On pourra reprocher la lenteur du début, les combats ultra classiques, le manque de sang crédible, l'impression que des milliers de Zoulous se font descendre contre moins d'Anglais alors que les pertes de ces derniers furent équivalentes. On pourra reprocher le côté mondain, propre, presque simplement esthétique de certaines scènes. On pourra regretter que, finalement, ces Zoulous ne sont pas nécessairement mis en valeur. Oui mais voilà, à bien y regarder, ce film est plus profond.
Oui, je pourrai même affirmer que ce film est sauvage. Sauvage comme ces enfants tués sans émotion, les deux par des balles anglaises alors que l'un d'eux est ... anglais. Sauvage comme le traitement infligé aux auxiliaire de l'armée britannique, au mieux insultés et traité - ce qui est normal vu le contexte - comme des sous-hommes, souvent à peine mieux que des esclaves à peine bon à porter des minutions. Sauvage comme ces sous-officiers respectant à la lettre un code qui dit qu'on doit faire une demande avant de recevoir des munitions et, de toute façon attendre son tour.
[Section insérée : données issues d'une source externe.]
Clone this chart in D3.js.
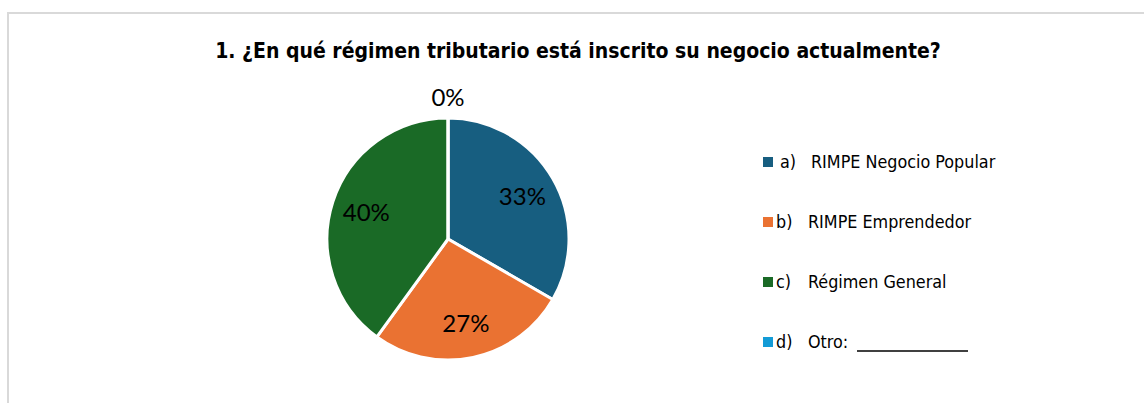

Sauvage comme la volonté de Lord Chelmsford d'éradiquer totalement ce peuple.
Le film se termine par une scène hallucinante de beauté : un tête à tête avec le soleil et les ténèbres. pas un mot, juste le regard de Peter O'Toole.
Comme nous sommes au temps des remakes, refaire ce film serait aujourd'hui l'occasion de plus de gore, d'explosion, de caméras aériennes pour suivre les éclatements et regroupements de ces Zoulous. Il y aurait certainement un message contre le racisme, un tableau très noir des occidentaux prédateurs, saloperie d'impérialistes. Bien entendu, cerise sur le gâteau, exit les figurants, bonjour les pixels et, pourquoi pas, les centaines de milliers de guerriers noirs fondant sur les rares blancs, sorte de fourmilière s'attaquant à un campement de termites. Il manquerait alors certaines choses qu'apporte ce film : une élégance toute victorienne, des acteurs figés dans leur destin funeste, une approche tragique digne de Kurosawa et donc de Shakespear ...
Le 8 est généreux ; mais ce film, pour peu qu'on s'y attarde vraiment, est riche et mérite d'être sorti de l'ombre.